Allison Vision 21 Review

Boat dealers are sometimes hesitant to order a new model on speculation but, following the tremendous response they experienced with the Allison Vision 195, Sydney’s Advantage Marine took the plunge with the first of the Allison Vision 21s. Importantly, with the complete outfit weighing in under 2000kg on a tandem axle trailer, it could be towed by their V8 sedan.

Allison are one of txhe few remaining brands to incorporate a separate engine pod and boarding platform instead of an integrally moulded configuration that lengthens the running surface. Despite theories as to why the “new concept” is more efficient, Allison boats still handle and perform as well as anything else.

With three adults on board, plus a full fuel tank, I was quite taken with just how smoothly this big boat came onto the plane. Despite having some 200kg hanging off the back, there is no burying of the tail as the throttle is eased open. The wide beam that carries well aft does its job well, keeping the bow down and easing the boat from displacement to planing mode. Decelerating, the 21 will hold the plane as low as 2800rpm. The hull rides cleanly and offers positive response to engine trim.

With a 175hp Yamaha Saltwater series V6 outboard providing the power, this boat is no slouch for its size. Even with almost a full payload on board, the engine could spin out to 6000rpm at full throttle, so acceleration was understandably good. In the 3500 to 4500 rev band, where a two-stroke is at its most economical, cruise speeds of 21 to 31 knots were delivered. For a big trailerboat, 26 knots at 4000rpm is great. And given the easy ride that this hull produces, it’s not hard to run faster without realising it. Not only is it responsive to throttle and engine trim, with the standard hydraulic steering the Allison reacts well to the helm. The hull has a good grip on the water when it turns and consequently it can be easily pulled around on full lock at quite high speeds. While this manoeuvre is not a pre-requisite for recreational boating, the cornering ability is indicative of the hull’s surefootedness on the water and helps build driver confidence.

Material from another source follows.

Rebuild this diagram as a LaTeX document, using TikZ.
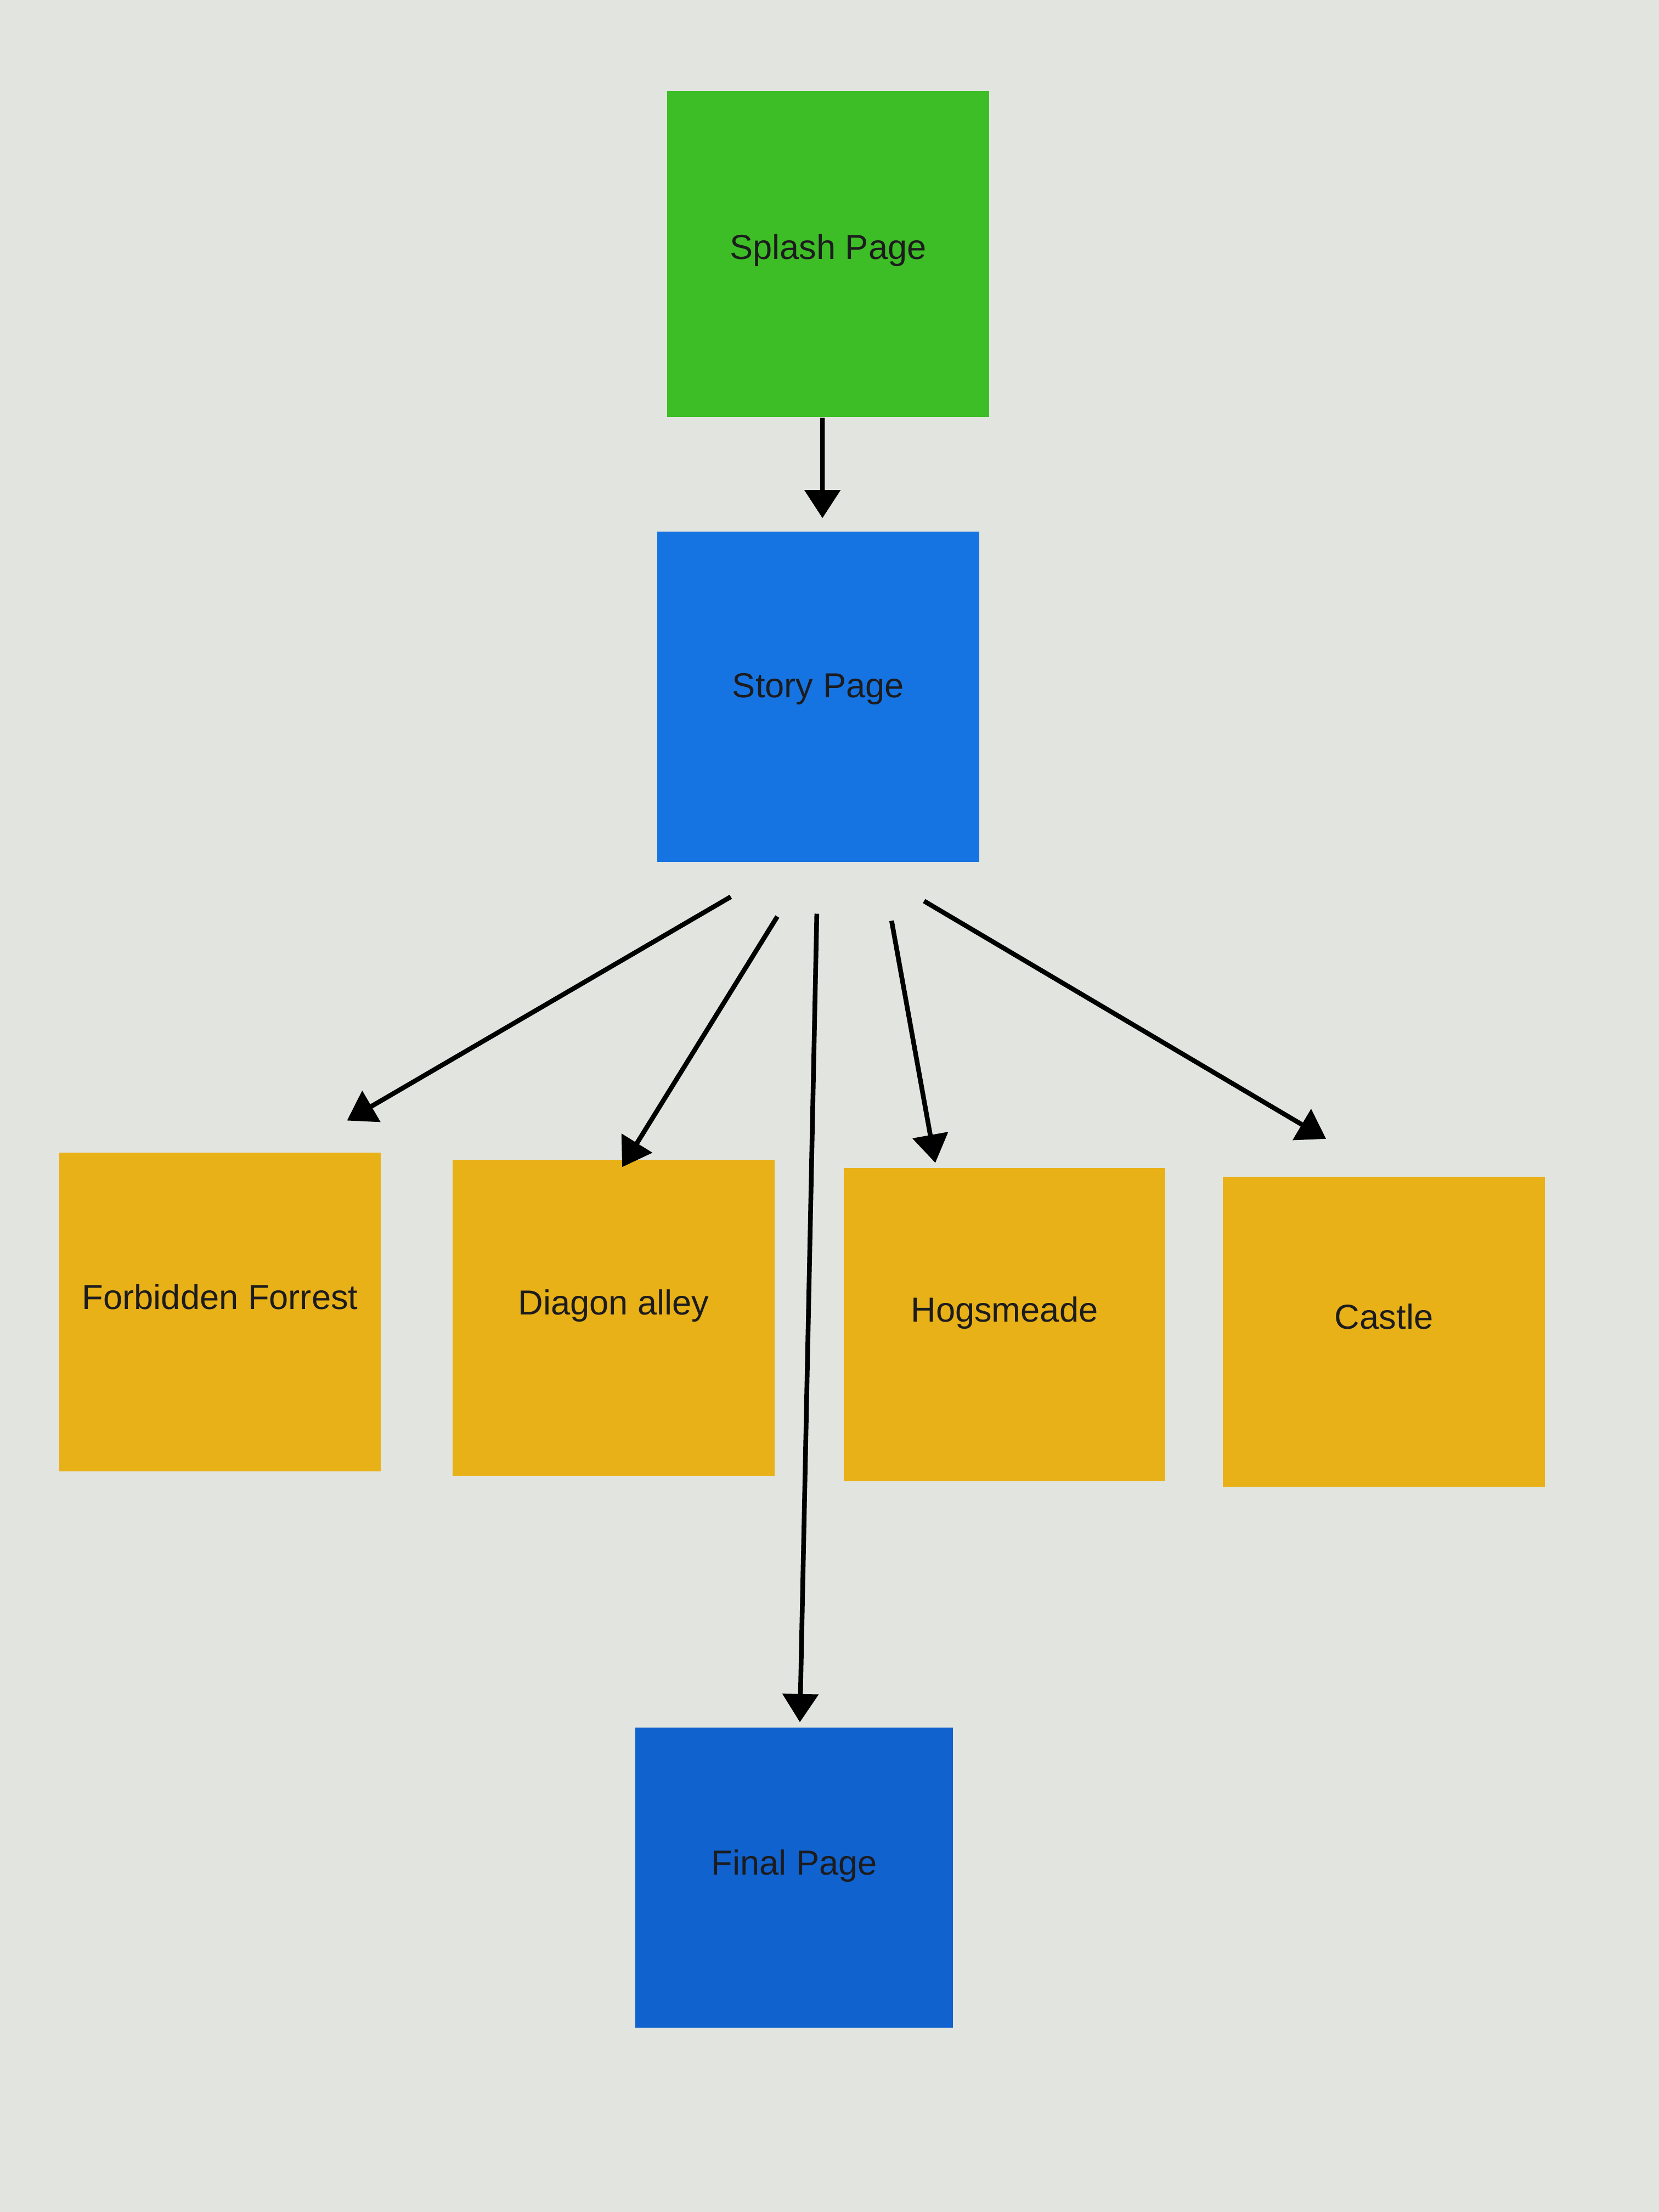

The on-board layout is well suited to the multi-purpose role, with more than enough storage space throughout the cockpit and stretching up into the cabin. Allison designer and builder Col Allison is a big chap, and he always tries to make his boats as spacious and easy flowing as possible. This one is no exception. The cabin looks and feels big, is light and bright, and the hatches and openings are generous. A richly upholstered rear lounge mates with a pedestal-mounted table for cruising but both lift out to give clear access to the transom for fishing.

The finishes are fairly traditional and there is considerable scope for the dealer and buyer to customise the package.